Looking just for the words that emanated from the horses' mouths, I stripped the intros and outros and the question parts of the Q&As, and pasted into Pages (which has, sadly, lain fallow since January 2009). Pages has a handy search function (in the Edit & Find submenu) that compiles a list of all occurrences of a word in a document; here's what I found:

  • Across the five earnings statements, some form of the word "incredible" appears 7, 9, 9, 11 and 9 times. The search function offers a handy snippet display so you can check the context in which the word was used:

  • "Tremendous", in its various forms, appears 12 times.
  • Amazing: 8
  • Strong: 58
  • Thrilled: 13
  • Maniacally focused: 2
  • All told, "great" appears 70 times. A bit more than half are pathetic superlatives ("great products", "great progress", "we feel great about …"), some are innocuous ("greater visibility"), but there's an interesting twist: The snippet display showed that six were part of the phrase "Greater China":

"Greater" or not, China is mentioned 71 times, much more than any other country or region I checked (Korea = 1, Japan = 6, Europe = 12).

(In the interest of warding off accusations of a near-obsessive waste of energy, I used a command line program to generate some of these numbers. Android? give me a second ... 4. Google = 0, Facebook = 4, Samsung = 2.)

Now let's try some "sad" words:

  • Disappoint: 0
  • Weak: 7. Six of these were part of "weak dollar"; the other was "weak PC market". By contrast, only five or six of the 58 "strongs" referred to the dollar; the rest were along the lines of "strong iPad sales".
  • Bad: 0
  • Fail: 0
  • iMap: 0

""""less""

But, you'll object, what's wrong with being positive?

Nothing, but this isn't about optimism, it's about hyperbole and the abuse of language. Saying "incredible" too many times leads to incredulity. Saying "maniacally focused" at all is out of place and gauche in an earnings call. One doesn't brag about one's performance in the boudoir; let happy partners sing your praise.

When words become empty, the listener loses faith in the speaker. Apple has lost control of the narrative; the company has let others define its story. This is a war of words and Apple is proving to be inept at verbal warfare.

In another of his sharply worded analyses titled Ceding the Crown, John Gruber makes the same point, although from a different angle:

The desire for the "Oh, how the mighty Apple has fallen" narrative is so strong that the narrative is simply being stated as fact, evidence to the contrary be damned. It's reported as true simply because they want it to be true. They're declaring "The king is dead; long live the king" not because the king has actually died or abdicated the throne, but because they're bored with the king and want to write a new coronation story.

I agree with the perception, but blaming the media rarely produces results, we shouldn't point our criticism in the wrong direction.

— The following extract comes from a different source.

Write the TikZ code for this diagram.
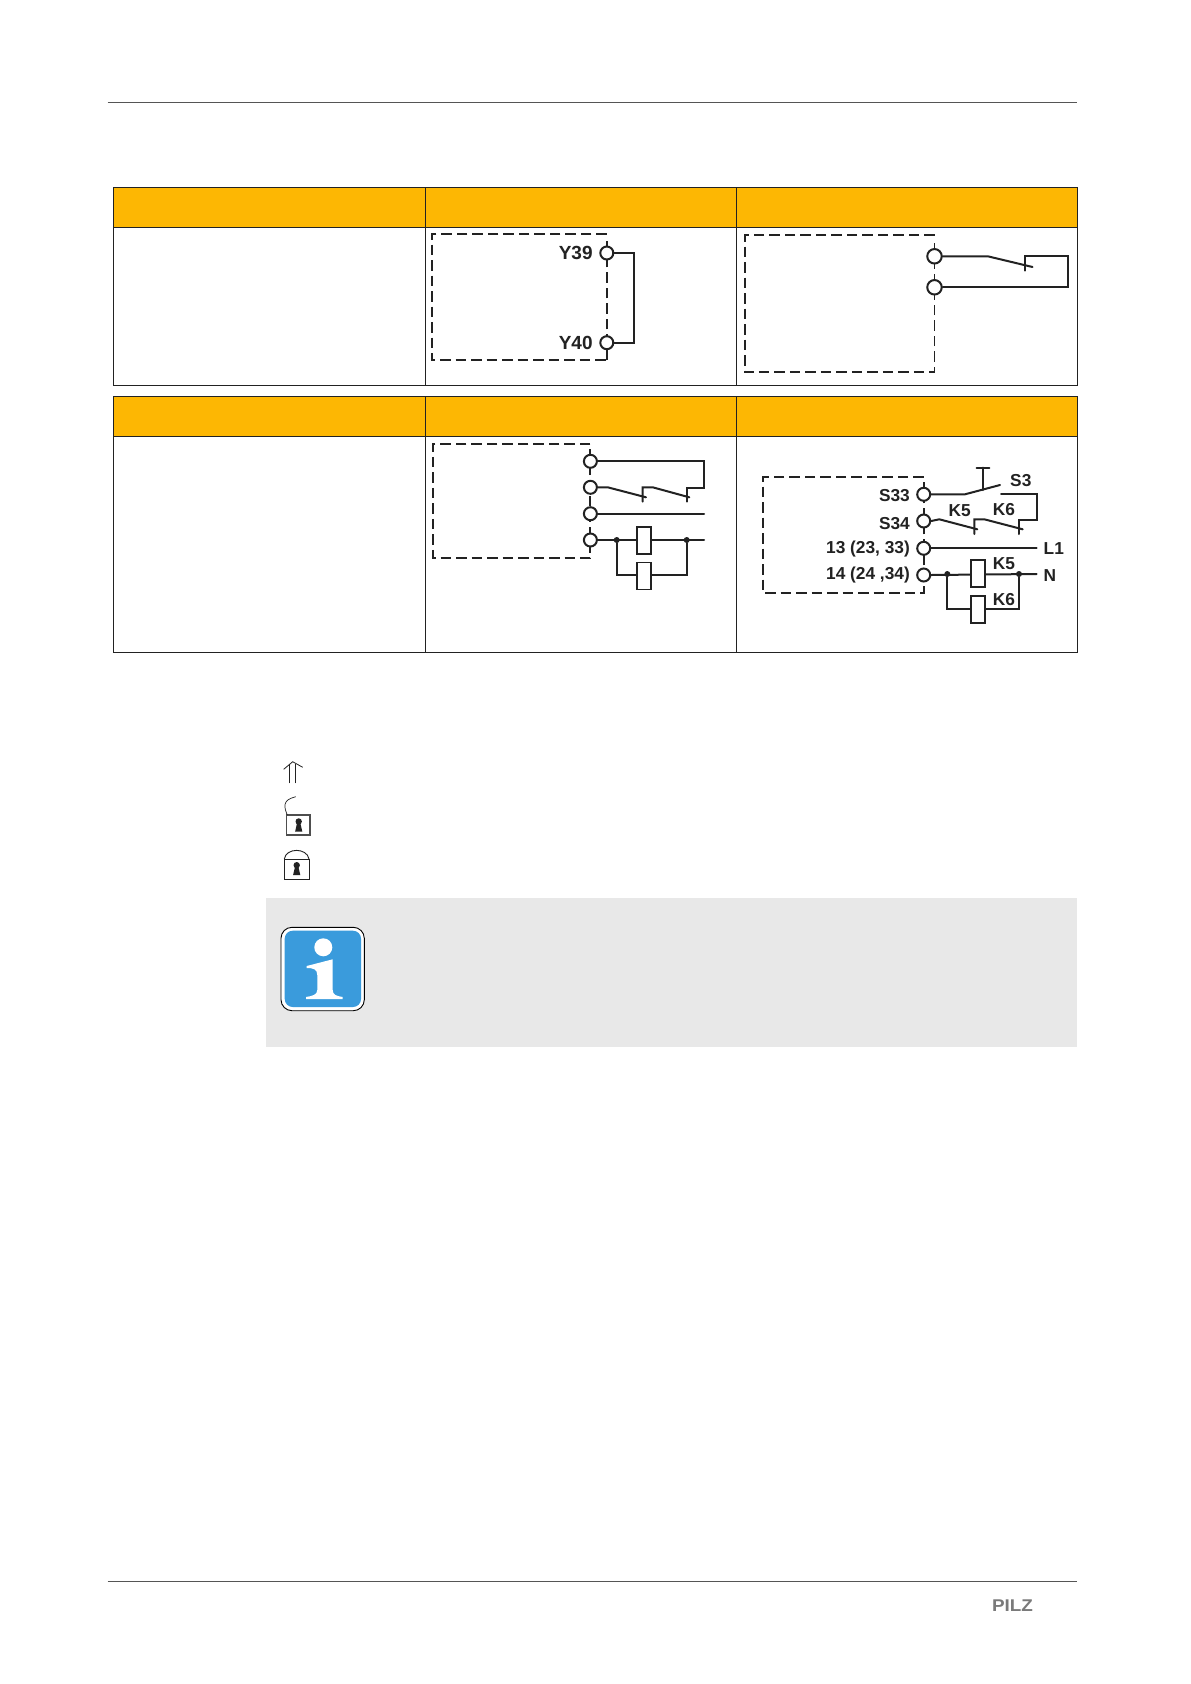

The media have their priorities, which more often than not veer in the direction of entertainment passed as fair and balanced information (see Amusing Ourselves To Death by Neil Postman). If Apple won't feed them an interesting, captivating story, they'll find it elsewhere, even in rumours and senseless hand-wringing.

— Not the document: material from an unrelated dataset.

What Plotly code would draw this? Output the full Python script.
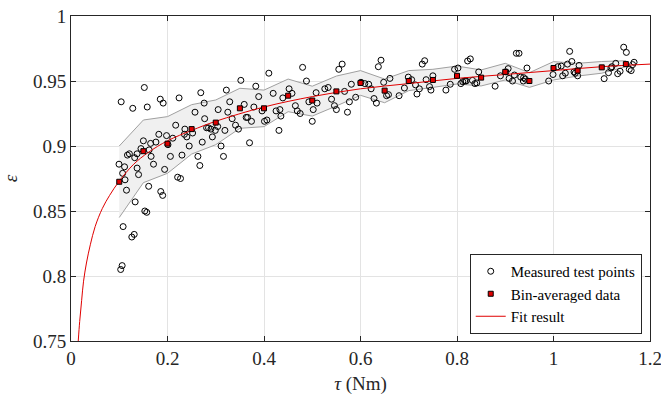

Attacking competitors, pointing to their weaknesses, and trumpeting one's achievements is better done by hired media assassins. A company, directly or through a PR firm, engages oft-quoted consultants who provide the required third-party stats, barbs, and encomiums. This isn't theorising, I once was a director at a company, one of many, that used such an arrangement to good effect.

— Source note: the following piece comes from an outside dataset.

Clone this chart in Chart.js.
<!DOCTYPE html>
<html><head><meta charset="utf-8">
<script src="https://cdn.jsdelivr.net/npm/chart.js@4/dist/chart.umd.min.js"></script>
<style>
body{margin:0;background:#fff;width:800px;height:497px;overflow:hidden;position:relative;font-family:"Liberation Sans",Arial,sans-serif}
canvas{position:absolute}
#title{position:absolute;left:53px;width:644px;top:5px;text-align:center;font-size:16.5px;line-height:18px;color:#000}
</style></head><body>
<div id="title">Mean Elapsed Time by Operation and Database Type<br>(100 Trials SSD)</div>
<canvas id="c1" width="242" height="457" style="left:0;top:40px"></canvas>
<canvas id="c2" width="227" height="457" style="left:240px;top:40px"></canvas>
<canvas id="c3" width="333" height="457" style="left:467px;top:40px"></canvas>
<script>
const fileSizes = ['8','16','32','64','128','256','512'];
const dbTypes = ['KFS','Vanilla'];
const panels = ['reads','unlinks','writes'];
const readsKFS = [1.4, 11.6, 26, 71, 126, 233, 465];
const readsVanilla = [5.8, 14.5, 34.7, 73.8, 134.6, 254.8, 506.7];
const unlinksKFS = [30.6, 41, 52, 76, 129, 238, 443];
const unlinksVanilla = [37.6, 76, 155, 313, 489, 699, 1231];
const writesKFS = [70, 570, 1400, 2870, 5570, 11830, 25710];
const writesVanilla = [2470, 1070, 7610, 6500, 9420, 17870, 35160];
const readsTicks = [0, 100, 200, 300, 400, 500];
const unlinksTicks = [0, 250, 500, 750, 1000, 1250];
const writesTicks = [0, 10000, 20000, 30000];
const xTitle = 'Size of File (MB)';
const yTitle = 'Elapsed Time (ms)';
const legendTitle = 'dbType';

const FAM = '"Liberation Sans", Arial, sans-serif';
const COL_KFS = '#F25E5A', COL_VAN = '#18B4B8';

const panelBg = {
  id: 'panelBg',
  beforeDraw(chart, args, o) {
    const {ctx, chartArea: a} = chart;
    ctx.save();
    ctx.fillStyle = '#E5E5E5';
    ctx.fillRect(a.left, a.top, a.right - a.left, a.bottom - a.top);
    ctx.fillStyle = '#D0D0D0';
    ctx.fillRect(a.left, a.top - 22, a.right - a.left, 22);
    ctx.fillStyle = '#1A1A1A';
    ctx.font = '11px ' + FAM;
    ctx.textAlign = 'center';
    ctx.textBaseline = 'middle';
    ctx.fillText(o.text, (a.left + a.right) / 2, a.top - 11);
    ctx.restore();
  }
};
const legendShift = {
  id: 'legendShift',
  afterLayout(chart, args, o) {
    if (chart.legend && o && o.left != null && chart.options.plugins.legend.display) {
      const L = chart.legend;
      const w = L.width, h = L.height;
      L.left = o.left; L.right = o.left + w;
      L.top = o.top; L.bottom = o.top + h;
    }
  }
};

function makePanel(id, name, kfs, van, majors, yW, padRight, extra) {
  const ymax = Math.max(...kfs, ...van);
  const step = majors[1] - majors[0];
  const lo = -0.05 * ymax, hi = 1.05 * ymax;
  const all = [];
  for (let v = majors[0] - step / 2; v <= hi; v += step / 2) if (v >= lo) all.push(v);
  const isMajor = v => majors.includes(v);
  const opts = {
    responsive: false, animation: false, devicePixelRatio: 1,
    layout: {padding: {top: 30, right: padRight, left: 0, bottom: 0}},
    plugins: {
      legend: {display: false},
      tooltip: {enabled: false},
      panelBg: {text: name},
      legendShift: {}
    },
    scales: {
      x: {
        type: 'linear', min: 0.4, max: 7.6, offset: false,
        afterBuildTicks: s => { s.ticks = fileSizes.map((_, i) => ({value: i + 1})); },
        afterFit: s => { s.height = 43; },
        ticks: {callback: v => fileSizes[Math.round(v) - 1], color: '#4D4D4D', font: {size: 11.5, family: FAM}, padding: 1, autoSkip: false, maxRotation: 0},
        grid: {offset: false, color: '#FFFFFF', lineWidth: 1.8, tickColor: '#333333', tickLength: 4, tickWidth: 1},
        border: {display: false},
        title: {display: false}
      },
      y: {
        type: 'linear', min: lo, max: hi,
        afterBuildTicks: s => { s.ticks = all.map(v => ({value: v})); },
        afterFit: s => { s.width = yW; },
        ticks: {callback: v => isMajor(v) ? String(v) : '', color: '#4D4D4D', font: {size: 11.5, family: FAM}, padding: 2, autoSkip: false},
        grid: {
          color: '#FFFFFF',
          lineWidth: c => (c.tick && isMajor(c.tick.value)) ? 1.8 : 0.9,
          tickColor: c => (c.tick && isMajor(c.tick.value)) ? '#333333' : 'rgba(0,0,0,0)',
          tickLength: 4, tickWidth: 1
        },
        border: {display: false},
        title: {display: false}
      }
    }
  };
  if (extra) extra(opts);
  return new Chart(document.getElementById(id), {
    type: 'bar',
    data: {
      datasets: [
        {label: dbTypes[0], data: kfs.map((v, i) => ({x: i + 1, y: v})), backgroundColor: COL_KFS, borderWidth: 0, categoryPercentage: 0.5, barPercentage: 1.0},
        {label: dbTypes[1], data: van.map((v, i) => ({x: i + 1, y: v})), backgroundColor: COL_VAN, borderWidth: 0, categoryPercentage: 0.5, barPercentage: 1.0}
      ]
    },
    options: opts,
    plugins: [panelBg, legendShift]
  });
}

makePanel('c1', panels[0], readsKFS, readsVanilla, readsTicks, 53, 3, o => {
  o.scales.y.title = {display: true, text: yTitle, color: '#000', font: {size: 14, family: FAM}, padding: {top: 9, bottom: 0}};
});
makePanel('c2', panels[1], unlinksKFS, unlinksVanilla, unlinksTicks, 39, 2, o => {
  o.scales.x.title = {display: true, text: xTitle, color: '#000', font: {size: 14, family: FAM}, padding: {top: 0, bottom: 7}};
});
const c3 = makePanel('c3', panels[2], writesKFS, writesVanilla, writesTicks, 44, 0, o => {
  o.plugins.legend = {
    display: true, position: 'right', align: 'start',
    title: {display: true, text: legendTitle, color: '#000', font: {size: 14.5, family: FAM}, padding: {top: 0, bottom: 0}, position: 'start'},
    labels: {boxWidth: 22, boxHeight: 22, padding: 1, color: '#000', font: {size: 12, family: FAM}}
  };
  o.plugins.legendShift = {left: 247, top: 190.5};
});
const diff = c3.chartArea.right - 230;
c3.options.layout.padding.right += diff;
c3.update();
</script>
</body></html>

A brief anecdote: When Microsoft was Microsoft, Waggener Edstrom, the company's PR powerhouse, was an exemplary propagandist. I distinctly remember a journalist from a white-shoe East Coast business publication coming to my office more than 20 years ago, asking very pointed questions. I asked my own questions in return and realised that the individual didn't quite know the meaning of certain terms that he was throwing around. A bit of hectoring and cajoling, and the individual finally admitted that the questions were talking points provided by the Seattle PR firm. A few years later, I got a comminatory phone call from one of the firm's founders. My offence? I had made an unflattering quip about Microsoft when it was having legal troubles with Apple (the IP battle that was later settled as part of the 1997 "investment" in Apple and Steve Jobs). PR firms have long memories and sharp knives.

The approach may seem cynical, but it's convenient and effective. The PR firm maintains a net (and that's the right word) of relationships with the media and their pilot fish. If it has the talent of a Waggener Edstrom, it provides sound strategic advice, position papers, talking points, and freeze-dried one-liners.

Furthermore, a PR firm has the power of providing access. I once asked a journalist friend how his respected newspaper could have allowed one of its writers to publish a fallacious piece that described, in dulcet tones, a worldwide Microsoft R&D tour by the company's missus dominicus. "Access, Jean-Louis, access. That's the price you pay to get the next Ballmer interview…"

Today, look at the truly admirable job Frank Shaw does for Microsoft. Always on Twitter, frequently writing learned and assertive pieces for the company's official blog. By the way, where's Apple's blog?

The popular notion is that Apple rose to the top without these tools and tactics, but that's not entirely true. Dear Leader was a one-man propagandastaffel, maintaining his own small network of trusted friends in the media. Jobs also managed to get exemptions from good-behavior rules, exemptions that seem to have expired with him…

Before leaving us, Jobs famously admonished "left-behind" Apple execs to think for themselves instead of trying to guess what he would have done. Perhaps it's time for senior execs to rethink the kind of control they want to exercise on what others say about Apple. Either stay the old course and try to let the numbers do the talking, or go out and really fight the war of words. Last week's misstep didn't belong to either approach.

One last word: In the two trading days bracketing the Samsung S4 launch Schiller clumsily attempted to trash, Apple shares respectively gained 1%, followed by a 2.58% jump the day after the intro. Schiller could have said nothing before the launch and, today, let others point to early criticism of the S4's apparent featuritis.